Of the roughly 1,400 other locations in the city that sell vape products, including gas stations and tobacco shops, Grant said it will be a different process. The locations that already have licenses to sell tobacco will be required to register with the city that they are selling vape products at no additional cost.
If city council opts to go the licensing route, retail locations would have to get the proper paperwork by April 1, 2020. Grant said once that date hits, the city would try to educate locations operating without a license before issuing fines.
The license recommendation was passed at committee and would need to be adopted by city council.

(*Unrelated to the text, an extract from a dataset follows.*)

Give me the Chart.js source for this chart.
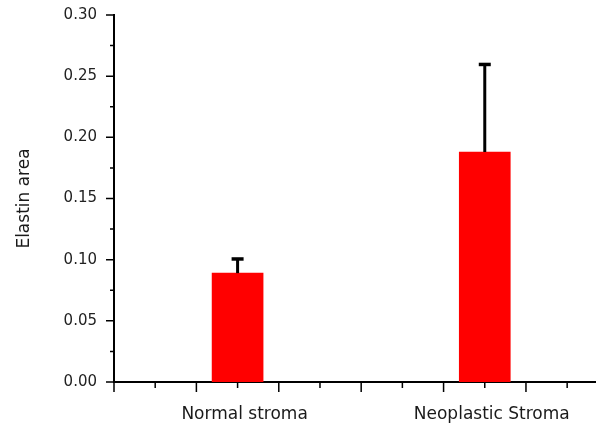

If approved there, retail licenses would be issued to retailers for a fee of $645.53 and a renewal fee of $315.17. With the 78 specialty vape product retailers the report has already identified in the city, the report said the license would generate more than $50,000 a year in revenues for the city in the first year.
Shai Bekman is the president of DashVapes, which has one location in downtown Toronto that would be affected by the licensing change and said he supports the introduction of licensing for vape product sales.
“We believe it’s a fantastic way to raise funds so the city can better enforce existing provincial and federal regulations to successfully reduce youth access to these products,” said Bekman in an email.
Bekman is also a board member of the Canadian Vaping Association and said the organization shares his view.